Records to process
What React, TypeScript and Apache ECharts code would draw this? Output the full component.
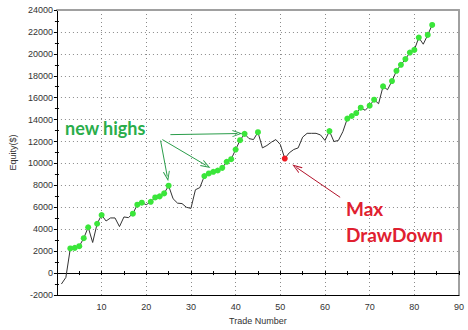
import React, { useEffect, useRef } from "react";
import * as echarts from "echarts";

// Equity after each trade (trade numbers 1..84)
const equity: number[] = [
  -1000, -400, 2250, 2300, 2450, 3180, 4180, 2790, 4500, 5300,
  4750, 5030, 5030, 4240, 5120, 5060, 5420, 6240, 6420, 6240,
  6500, 6900, 7000, 7270, 7970, 6780, 6380, 6340, 6000, 5900,
  7600, 7800, 8850, 9090, 9240, 9360, 9600, 10150, 10390, 11270,
  12120, 12700, 12270, 12180, 12850, 11420, 11640, 11940, 12180, 11730,
  10450, 10970, 11270, 11420, 12400, 12750, 12750, 12750, 12600, 12100,
  12950, 12000, 12100, 12900, 14090, 14330, 14600, 15090, 14850, 15270,
  15820, 15450, 17030, 16730, 17520, 18450, 19000, 19520, 20120, 20360,
  21480, 20880, 21730, 22640,
];
const firstTrade = 1;
const startingPeak = 0;

const xTickLabels = [10, 20, 30, 40, 50, 60, 70, 80, 90];
const yTickLabels = [-2000, 0, 2000, 4000, 6000, 8000, 10000, 12000, 14000, 16000, 18000, 20000, 22000, 24000];

// Annotation arrows in data space: [fromTrade, fromEquity, toTrade, toEquity]
const highArrows: number[][] = [
  [23.2, 12090, 24.7, 8820],
  [23.6, 12180, 33.4, 9820],
  [25.4, 12630, 40.4, 12730],
];
const drawDownArrow: number[] = [63.4, 6910, 53.6, 9640];

const arrowHead = "path://M0,10 L5,0 L10,10 L8.6,10 L5,2.8 L1.4,10 Z";

export default function App() {
  const ref = useRef<HTMLDivElement>(null);

  useEffect(() => {
    if (!ref.current) return;
    const chart = echarts.init(ref.current, undefined, { renderer: "svg" });

    // new highs & max drawdown from the data
    let peak = startingPeak;
    const isHigh: boolean[] = [];
    let bestDD = 0;
    let ddIdx = -1;
    equity.forEach((v, i) => {
      if (v > peak) {
        peak = v;
        isHigh.push(true);
      } else {
        isHigh.push(false);
        if (peak - v > bestDD) {
          bestDD = peak - v;
          ddIdx = i;
        }
      }
    });

    const data = equity.map((v, i) => {
      const hi = isHigh[i];
      const dd = i === ddIdx;
      return {
        value: [i + firstTrade, v],
        symbol: hi || dd ? "circle" : "none",
        symbolSize: 6,
        itemStyle: { color: dd ? "#ee1c24" : "#3ae63a", borderWidth: 0 },
      };
    });

    const labelStyle = {
      fontFamily: "Liberation Sans",
      fontSize: 9,
      color: "#333",
    };
    const dotted = { type: [1, 3] as any, color: "#8a8a8a", width: 1 };

    const markData: any[] = highArrows.map((a) => [
      { coord: [a[0], a[1]], lineStyle: { color: "#2a9d4a", width: 1, type: "solid" } },
      { coord: [a[2], a[3]] },
    ]);
    markData.push([
      {
        coord: [drawDownArrow[0], drawDownArrow[1]],
        lineStyle: { color: "#b3122a", width: 1, type: "solid" },
      },
      { coord: [drawDownArrow[2], drawDownArrow[3]] },
    ]);

    chart.setOption({
      animation: false,
      grid: { left: 46, right: 9, top: 10, bottom: 34, containLabel: false },
      xAxis: [
        {
          type: "value",
          min: 0,
          max: 90,
          interval: 10,
          position: "bottom",
          axisLine: { onZero: false, lineStyle: { color: "#000", width: 1 } },
          axisTick: { show: false },
          axisLabel: {
            ...labelStyle,
            margin: 7,
            showMinLabel: false,
            formatter: (v: number) => (xTickLabels.includes(v) ? String(v) : ""),
          },
          splitLine: { show: true, lineStyle: dotted },
          name: "Trade Number",
          nameLocation: "middle",
          nameGap: 21,
          nameTextStyle: { ...labelStyle },
        },
        {
          type: "value",
          min: 0,
          max: 90,
          interval: 5,
          position: "bottom",
          axisLine: { onZero: true, lineStyle: { color: "#000", width: 1 } },
          axisTick: { show: true, inside: true, length: 2, lineStyle: { color: "#000" } },
          axisLabel: { show: false },
          splitLine: { show: false },
        },
        {
          type: "value",
          min: 0,
          max: 90,
          interval: 5,
          position: "bottom",
          axisLine: { onZero: true, show: false },
          axisTick: { show: true, inside: false, length: 2, lineStyle: { color: "#000" } },
          axisLabel: { show: false },
          splitLine: { show: false },
        },
        {
          type: "value",
          min: 0,
          max: 90,
          position: "top",
          axisLine: { onZero: false, lineStyle: { color: "#a0a0a0", width: 2 } },
          axisTick: { show: false },
          axisLabel: { show: false },
          splitLine: { show: false },
        },
      ],
      yAxis: [
        {
          type: "value",
          min: -2000,
          max: 24000,
          interval: 2000,
          position: "left",
          axisLine: { show: true, onZero: false, lineStyle: { color: "#000" } },
          axisTick: { show: true, length: 3, lineStyle: { color: "#000" } },
          minorTick: { show: true, splitNumber: 2, length: 2, lineStyle: { color: "#000" } },
          axisLabel: {
            ...labelStyle,
            margin: 4,
            formatter: (v: number) => (yTickLabels.includes(v) ? String(v) : ""),
          },
          splitLine: { show: true, lineStyle: dotted },
          name: "Equity($)",
          nameLocation: "middle",
          nameRotate: 90,
          nameGap: 31,
          nameTextStyle: { ...labelStyle },
        },
        {
          type: "value",
          min: -2000,
          max: 24000,
          interval: 2000,
          position: "left",
          axisLine: { show: false, onZero: false },
          axisTick: { show: false, inside: true },
          minorTick: { show: true, splitNumber: 2, length: 2, lineStyle: { color: "#000" } },
          axisLabel: { show: false },
          splitLine: { show: false },
        },
        {
          type: "value",
          min: -2000,
          max: 24000,
          position: "right",
          axisLine: { show: true, onZero: false, lineStyle: { color: "#a0a0a0", width: 2 } },
          axisTick: { show: false },
          axisLabel: { show: false },
          splitLine: { show: false },
        },
      ],
      series: [
        {
          type: "line",
          xAxisIndex: 0,
          yAxisIndex: 0,
          data,
          showAllSymbol: true,
          lineStyle: { color: "#333", width: 1 },
          itemStyle: { color: "#3ae63a" },
          z: 3,
          markLine: {
            silent: true,
            symbol: ["none", arrowHead],
            symbolSize: [7, 10],
            label: { show: false },
            emphasis: { disabled: true },
            data: markData,
          },
        },
      ],
      graphic: [
        {
          type: "text",
          left: 65,
          top: 119,
          style: { text: "new highs", font: "bold 18px Lato", fill: "#2aad4a" },
          z: 10,
        },
        {
          type: "text",
          left: 346,
          top: 199,
          style: { text: "Max", font: "bold 19px Lato", fill: "#e0202f" },
          z: 10,
        },
        {
          type: "text",
          left: 346,
          top: 225,
          style: { text: "DrawDown", font: "bold 19px Lato", fill: "#e0202f" },
          z: 10,
        },
      ],
    });

    return () => chart.dispose();
  }, []);

  return <div ref={ref} style={{ width: 468, height: 330, position: "absolute", left: 0, top: 0 }} />;
}
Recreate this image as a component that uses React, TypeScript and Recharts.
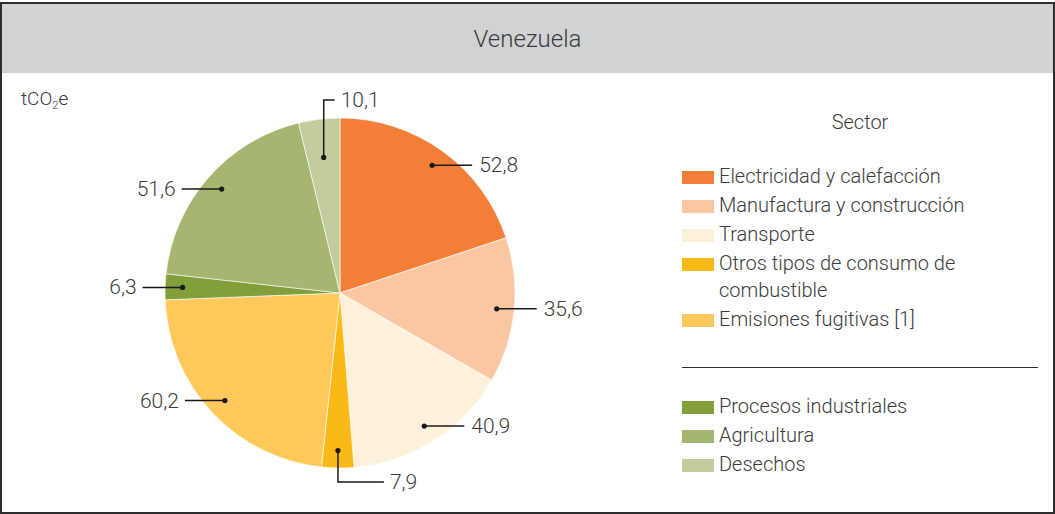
import { PieChart, Pie, Cell } from "recharts"

const sectors = [
    "Electricidad y calefacción",
    "Manufactura y construcción",
    "Transporte",
    "Otros tipos de consumo de combustible",
    "Emisiones fugitivas [1]",
    "Procesos industriales",
    "Agricultura",
    "Desechos",
]

// tCO2e per sector
const values = [52.8, 35.6, 40.9, 7.9, 60.2, 6.3, 51.6, 10.1]

const colors = [
    "#f27e38",
    "#fbc6a2",
    "#fef1da",
    "#fbb916",
    "#fec85a",
    "#829f3b",
    "#a4b66f",
    "#c4cc9d",
]

// the first five sectors belong to energy, the rest go below the rule
const energyCount = 5

const data = sectors.map((name, i) => ({ name, value: values[i] }))

const font = "Roboto, 'Noto Sans', sans-serif"
const textColor = "#3b3b3b"

function fmt(v: number) {
    return v.toFixed(1).replace(".", ",")
}

function renderLabel(props: any) {
    const { cx, cy, midAngle, outerRadius, value } = props
    const rad = Math.PI / 180
    const cos = Math.cos(-midAngle * rad)
    const sin = Math.sin(-midAngle * rad)

    // near-vertical slices get an elbow leader
    if (Math.abs(cos) < 0.2) {
        const r = outerRadius * (sin < 0 ? 0.78 : 0.9)
        const x = cx + r * cos
        const y = cy + r * sin
        const yEnd = sin < 0 ? cy - outerRadius - 18 : cy + outerRadius + 14
        const run = sin < 0 ? 11 : 46
        return (
            <g>
                <circle cx={x} cy={y} r={2.6} fill="#1a1a1a" />
                <polyline
                    points={`${x},${y} ${x},${yEnd} ${x + run},${yEnd}`}
                    fill="none"
                    stroke="#1a1a1a"
                    strokeWidth={1.5}
                />
                <text
                    x={x + run + 6}
                    y={yEnd}
                    dominantBaseline="central"
                    textAnchor="start"
                    fontFamily={font}
                    fontWeight={300}
                    fontSize={21}
                    fill={textColor}
                >
                    {fmt(value)}
                </text>
            </g>
        )
    }

    const r = outerRadius * 0.9
    const x = cx + r * cos
    const y = cy + r * sin
    const right = cos > 0
    const x2 = right ? x + 40 : x - 40
    return (
        <g>
            <circle cx={x} cy={y} r={2.6} fill="#1a1a1a" />
            <line x1={x} y1={y} x2={x2} y2={y} stroke="#1a1a1a" strokeWidth={1.5} />
            <text
                x={right ? x2 + 7 : x2 - 6}
                y={y}
                dominantBaseline="central"
                textAnchor={right ? "start" : "end"}
                fontFamily={font}
                fontWeight={300}
                fontSize={21}
                fill={textColor}
            >
                {fmt(value)}
            </text>
        </g>
    )
}

function LegendItem({ name, color }: { name: string; color: string }) {
    return (
        <div style={{ display: "flex", alignItems: "flex-start", marginBottom: 2 }}>
            <div
                style={{
                    width: 32,
                    height: 13,
                    background: color,
                    marginTop: 8,
                    marginRight: 5,
                    flex: "none",
                }}
            />
            <div style={{ width: 266, lineHeight: "27px" }}>{name}</div>
        </div>
    )
}

export default function App() {
    return (
        <div
            style={{
                position: "relative",
                width: 1055,
                height: 514,
                background: "#fff",
                fontFamily: font,
                fontWeight: 300,
                color: textColor,
                overflow: "hidden",
            }}
        >
            <style>{`body{margin:0}`}</style>
            <div
                style={{
                    position: "absolute",
                    left: 0,
                    top: 2,
                    width: 1055,
                    height: 512,
                    border: "2px solid #2e2e2e",
                    boxSizing: "border-box",
                }}
            />
            <div
                style={{
                    position: "absolute",
                    left: 2,
                    top: 4,
                    width: 1051,
                    height: 69,
                    background: "#d1d2d4",
                    display: "flex",
                    alignItems: "center",
                    justifyContent: "center",
                    fontSize: 24,
                }}
            >
                Venezuela
            </div>
            <div style={{ position: "absolute", left: 21, top: 87, fontSize: 19 }}>
                tCO<sub style={{ fontSize: 11, verticalAlign: "-4px" }}>2</sub>e
            </div>

            <div style={{ position: "absolute", left: 0, top: 0 }}>
                <PieChart width={1055} height={514} margin={{ top: 0, right: 0, bottom: 0, left: 0 }}>
                    <Pie
                        data={data}
                        dataKey="value"
                        nameKey="name"
                        cx={340}
                        cy={293}
                        outerRadius={175}
                        startAngle={90}
                        endAngle={-270}
                        stroke="#ffffff"
                        strokeWidth={0.6}
                        label={renderLabel}
                        labelLine={false}
                        isAnimationActive={false}
                    >
                        {data.map((d, i) => (
                            <Cell key={d.name} fill={colors[i]} />
                        ))}
                    </Pie>
                </PieChart>
            </div>

            <div
                style={{
                    position: "absolute",
                    left: 682,
                    top: 109,
                    width: 356,
                    fontSize: 20,
                }}
            >
                <div style={{ textAlign: "center", lineHeight: "27px", marginBottom: 27 }}>Sector</div>
                {sectors.slice(0, energyCount).map((s, i) => (
                    <LegendItem key={s} name={s} color={colors[i]} />
                ))}
                <div style={{ borderTop: "1.5px solid #2e2e2e", marginTop: 34, marginBottom: 25 }} />
                {sectors.slice(energyCount).map((s, i) => (
                    <LegendItem key={s} name={s} color={colors[i + energyCount]} />
                ))}
            </div>
        </div>
    )
}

Stated exercise
Restate the lines of the records exactly, starting at the first and stopping after the line with "import * as". Leave out any picture.

Solution to this task
What React, TypeScript and Apache ECharts code would draw this? Output the full component.
import React, { useEffect, useRef } from "react";
import * as echarts from "echarts";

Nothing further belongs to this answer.